Roaming
The ability of a mobile subscriber to access services while in a visited network outside their home PLMN, enabled by inter-operator agreements and signaling via SEPP in 5G.
Roaming is a subscriber using service on a network that isn't their home operator's, made possible by agreements and signalling between the two PLMNs. 5G keeps the two classic models: home-routed, where user traffic is hauled back to the home network's UPF (so the home operator anchors the data path and breakout), and local breakout, where the visited network's UPF handles the data locally for lower latency.
What changed in 5G is the security at the border. Instead of exposing core signalling directly, inter-PLMN traffic passes through the SEPP (Security Edge Protection Proxy) at each network's edge, which protects and mediates the control-plane messages crossing between operators.
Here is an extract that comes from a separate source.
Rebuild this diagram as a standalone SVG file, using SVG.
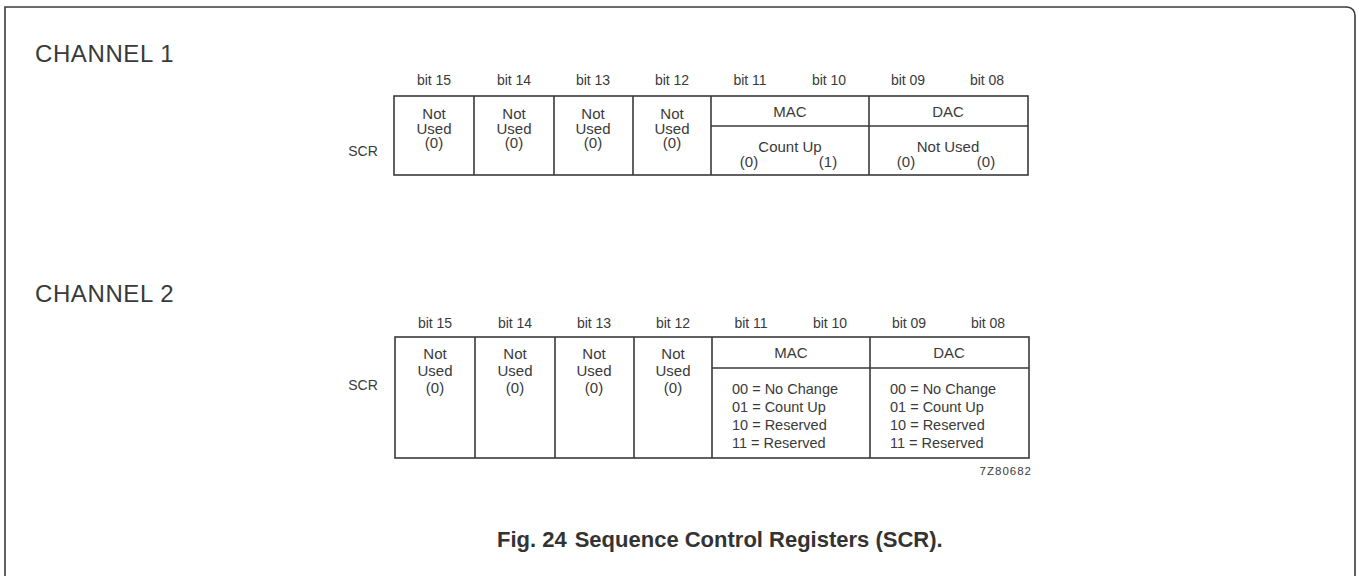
<svg xmlns="http://www.w3.org/2000/svg" width="1359" height="576" viewBox="0 0 1359 576">
<style>
.ln{fill:none;stroke:#3a3a3a;stroke-width:1.6}
text{font-family:"Liberation Sans",Arial,sans-serif;fill:#3a3a3a}
.t{font-size:14px;text-anchor:middle}
.c{font-size:15px;text-anchor:middle}
.l{font-size:14.5px}
.h{font-size:24px;letter-spacing:0.6px}
.cap{font-size:22px;font-weight:bold;fill:#333}
.id{font-size:11.5px;letter-spacing:1px;text-anchor:end}
</style>
<rect width="1359" height="576" fill="#fff"/>
<path class="ln" d="M5,577 V7 H1347 Q1355,8 1355,16 V577"/>

<text class="h" x="35" y="62">CHANNEL 1</text>
<text class="h" x="35" y="302">CHANNEL 2</text>

<g id="ch1">
  <g id="ch1-bits">
    <text class="t" x="434" y="85">bit 15</text>
    <text class="t" x="514" y="85">bit 14</text>
    <text class="t" x="593" y="85">bit 13</text>
    <text class="t" x="672" y="85">bit 12</text>
    <text class="t" x="750" y="85">bit 11</text>
    <text class="t" x="829" y="85">bit 10</text>
    <text class="t" x="908" y="85">bit 09</text>
    <text class="t" x="987" y="85">bit 08</text>
  </g>
  <text class="t" x="363" y="156">SCR</text>
  <g id="ch1-box">
    <rect class="ln" x="394" y="96" width="634" height="79"/>
    <path class="ln" d="M474,96V175M554,96V175M633,96V175M711,96V175M869,96V175M711,126H1028"/>
  </g>
  <g id="ch1-b15"><text class="c" x="434" y="119">Not</text><text class="c" x="434" y="133.5">Used</text><text class="c" x="434" y="148">(0)</text></g>
  <g id="ch1-b14"><text class="c" x="514" y="119">Not</text><text class="c" x="514" y="133.5">Used</text><text class="c" x="514" y="148">(0)</text></g>
  <g id="ch1-b13"><text class="c" x="593" y="119">Not</text><text class="c" x="593" y="133.5">Used</text><text class="c" x="593" y="148">(0)</text></g>
  <g id="ch1-b12"><text class="c" x="672" y="119">Not</text><text class="c" x="672" y="133.5">Used</text><text class="c" x="672" y="148">(0)</text></g>
  <g id="ch1-mac"><text class="c" x="790" y="117">MAC</text><text class="c" x="790" y="152">Count Up</text><text class="c" x="749" y="167">(0)</text><text class="c" x="828" y="167">(1)</text></g>
  <g id="ch1-dac"><text class="c" x="948" y="117">DAC</text><text class="c" x="948" y="152">Not Used</text><text class="c" x="906" y="167">(0)</text><text class="c" x="986" y="167">(0)</text></g>
</g>

<g id="ch2">
  <g id="ch2-bits">
    <text class="t" x="435" y="328">bit 15</text>
    <text class="t" x="515" y="328">bit 14</text>
    <text class="t" x="594" y="328">bit 13</text>
    <text class="t" x="673" y="328">bit 12</text>
    <text class="t" x="751" y="328">bit 11</text>
    <text class="t" x="830" y="328">bit 10</text>
    <text class="t" x="909" y="328">bit 09</text>
    <text class="t" x="988" y="328">bit 08</text>
  </g>
  <text class="t" x="363" y="390">SCR</text>
  <g id="ch2-box">
    <rect class="ln" x="395" y="337" width="634" height="121"/>
    <path class="ln" d="M475,337V458M555,337V458M634,337V458M712,337V458M870,337V458M712,368H1029"/>
  </g>
  <g id="ch2-b15"><text class="c" x="435" y="359">Not</text><text class="c" x="435" y="376">Used</text><text class="c" x="435" y="393">(0)</text></g>
  <g id="ch2-b14"><text class="c" x="515" y="359">Not</text><text class="c" x="515" y="376">Used</text><text class="c" x="515" y="393">(0)</text></g>
  <g id="ch2-b13"><text class="c" x="594" y="359">Not</text><text class="c" x="594" y="376">Used</text><text class="c" x="594" y="393">(0)</text></g>
  <g id="ch2-b12"><text class="c" x="673" y="359">Not</text><text class="c" x="673" y="376">Used</text><text class="c" x="673" y="393">(0)</text></g>
  <g id="ch2-mac"><text class="c" x="791" y="358">MAC</text>
    <text class="l" x="732" y="394">00 = No Change</text><text class="l" x="732" y="412">01 = Count Up</text><text class="l" x="732" y="430">10 = Reserved</text><text class="l" x="732" y="448">11 = Reserved</text></g>
  <g id="ch2-dac"><text class="c" x="949" y="358">DAC</text>
    <text class="l" x="890" y="394">00 = No Change</text><text class="l" x="890" y="412">01 = Count Up</text><text class="l" x="890" y="430">10 = Reserved</text><text class="l" x="890" y="448">11 = Reserved</text></g>
  <text class="id" x="1032" y="475">7Z80682</text>
</g>

<text class="cap" x="497" y="547">Fig. 24<tspan dx="8">Sequence Control Registers (SCR).</tspan></text>
</svg>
Slicing adds another wrinkle: a slice in the visited network may carry a different S-NSSAI than at home, so mapped S-NSSAIs are used to line them up. When you debug a roaming subscriber, you're effectively tracing a flow that crosses two operators' cores through their SEPPs.
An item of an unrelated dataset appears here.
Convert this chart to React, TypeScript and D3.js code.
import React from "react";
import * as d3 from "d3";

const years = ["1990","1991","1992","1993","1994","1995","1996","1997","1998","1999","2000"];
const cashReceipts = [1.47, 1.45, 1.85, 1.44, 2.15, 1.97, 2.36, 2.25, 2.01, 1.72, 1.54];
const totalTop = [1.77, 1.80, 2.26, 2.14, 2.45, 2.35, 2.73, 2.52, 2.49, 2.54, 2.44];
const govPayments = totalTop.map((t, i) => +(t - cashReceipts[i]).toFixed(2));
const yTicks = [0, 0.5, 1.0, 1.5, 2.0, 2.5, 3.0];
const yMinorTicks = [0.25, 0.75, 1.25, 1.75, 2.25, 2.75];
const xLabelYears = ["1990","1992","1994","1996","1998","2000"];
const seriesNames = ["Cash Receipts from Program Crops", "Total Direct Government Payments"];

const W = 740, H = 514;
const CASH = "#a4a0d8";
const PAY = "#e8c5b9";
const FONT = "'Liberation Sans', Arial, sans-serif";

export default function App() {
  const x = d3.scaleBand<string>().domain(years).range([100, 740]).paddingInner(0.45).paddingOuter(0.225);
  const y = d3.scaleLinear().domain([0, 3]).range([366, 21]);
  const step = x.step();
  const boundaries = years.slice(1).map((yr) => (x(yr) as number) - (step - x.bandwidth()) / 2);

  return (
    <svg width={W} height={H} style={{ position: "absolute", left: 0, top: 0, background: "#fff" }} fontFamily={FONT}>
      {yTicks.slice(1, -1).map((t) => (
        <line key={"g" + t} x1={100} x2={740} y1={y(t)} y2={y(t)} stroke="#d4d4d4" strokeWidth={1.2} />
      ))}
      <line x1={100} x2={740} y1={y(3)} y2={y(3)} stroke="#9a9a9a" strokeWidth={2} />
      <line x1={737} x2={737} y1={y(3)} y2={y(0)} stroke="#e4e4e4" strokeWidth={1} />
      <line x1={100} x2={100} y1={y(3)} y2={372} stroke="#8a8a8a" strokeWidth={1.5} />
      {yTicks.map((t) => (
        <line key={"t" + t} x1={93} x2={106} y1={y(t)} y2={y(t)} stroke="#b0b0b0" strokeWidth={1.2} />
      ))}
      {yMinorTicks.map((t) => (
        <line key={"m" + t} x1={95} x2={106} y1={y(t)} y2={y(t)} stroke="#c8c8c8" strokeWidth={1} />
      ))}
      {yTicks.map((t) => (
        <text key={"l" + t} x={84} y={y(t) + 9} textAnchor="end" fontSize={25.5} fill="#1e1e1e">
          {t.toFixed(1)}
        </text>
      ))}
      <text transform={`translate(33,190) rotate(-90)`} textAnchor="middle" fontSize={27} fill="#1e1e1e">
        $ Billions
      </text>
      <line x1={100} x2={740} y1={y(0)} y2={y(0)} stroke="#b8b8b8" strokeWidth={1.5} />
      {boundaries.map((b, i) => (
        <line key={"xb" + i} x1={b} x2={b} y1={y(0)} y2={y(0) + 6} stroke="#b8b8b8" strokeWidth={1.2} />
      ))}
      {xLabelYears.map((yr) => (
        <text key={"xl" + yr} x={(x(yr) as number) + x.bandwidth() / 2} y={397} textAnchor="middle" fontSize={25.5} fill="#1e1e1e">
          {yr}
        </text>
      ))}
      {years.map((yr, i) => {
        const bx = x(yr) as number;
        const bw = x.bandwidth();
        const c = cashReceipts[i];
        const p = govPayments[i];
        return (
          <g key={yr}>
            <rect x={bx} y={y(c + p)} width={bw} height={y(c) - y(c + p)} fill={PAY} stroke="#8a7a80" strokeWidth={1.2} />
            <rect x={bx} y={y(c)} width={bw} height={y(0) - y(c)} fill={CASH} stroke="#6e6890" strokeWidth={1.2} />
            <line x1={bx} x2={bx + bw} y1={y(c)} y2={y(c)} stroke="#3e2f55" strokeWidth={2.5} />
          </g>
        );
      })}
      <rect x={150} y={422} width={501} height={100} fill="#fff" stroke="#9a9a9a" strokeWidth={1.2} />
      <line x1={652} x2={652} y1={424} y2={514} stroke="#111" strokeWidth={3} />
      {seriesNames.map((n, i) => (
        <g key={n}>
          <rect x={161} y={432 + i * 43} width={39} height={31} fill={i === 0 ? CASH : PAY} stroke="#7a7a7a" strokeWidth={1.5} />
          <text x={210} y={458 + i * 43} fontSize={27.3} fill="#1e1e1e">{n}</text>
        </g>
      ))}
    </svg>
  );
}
Frequently asked questions
- What is the difference between home-routed and local breakout roaming?
- In home-routed roaming, the visited network sends the user traffic back to a UPF in the home network, so the home operator controls the data path (useful for consistent services, charging, and lawful intercept). In local breakout, the visited network terminates the data locally on its own UPF, cutting latency and backhaul — better for things like local internet access or edge services, at the cost of less home-network control.
- What role does the SEPP play in 5G roaming?
- The SEPP sits at the edge of each operator's network and secures the control-plane signalling exchanged between the home and visited PLMNs. It protects the SBA messages crossing the boundary — handling things like topology hiding and message protection — so operators don't expose their core interfaces directly to each other. Both networks have one, and inter-PLMN signalling flows SEPP-to-SEPP.